Atas pernyataan Marzuki, Eko bersama beberapa pakar arsitektur di Semarang pun mengkritik pembangunan gedung baru DPR yang dinilai sangat mewah sehingga menelan biaya triliunan rupiah.
"Kami ingin menyentuh nurani wakil rakyat dan mengusulkan rencana pembangunan gedung baru agar ditinjau ulang, diprogram kembali, didesain kembali sesuai hukum yang berlaku secara demokratis dan lebih terbuka," ujar Eko.

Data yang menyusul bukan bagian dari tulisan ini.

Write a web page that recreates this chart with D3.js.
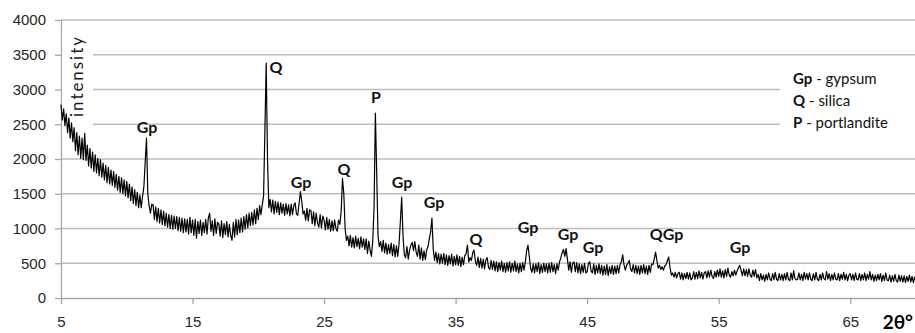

Adapun Prof Dr Ir Sugiono Soetomo menegaskan, pihaknya tidak melarang DPR untuk membangun gedung jika gedung DPR yang ada sekarang ini sudah tidak layak. Namun, sebaiknya pembangunan gedung baru DPR tidak harus seperti yang dilakukan saat ini.
Bambang Setioko pun memberi tanggapan atas hal itu. "DPR secara tidak sadar sedang membangun antidemokrasi, yang tidak mempertimbangkan kondisi sosial, ekonomi, dan budaya di sekitarnya," ujarnya.
Sementara itu, Adi Nugroho dan Totok Roesmanto menilai seharusnya jika gedung tersebut merupakan rumah aspirasi rakyat, maka DPR seharusnya membangun gedung yang desainnya menyatu dengan rakyat, bukan meniru model gedung dari luar. Hal ini perlu diperhatikan mengingat pembangunan gedung baru mengurangi ruang hijau publik di Jakarta.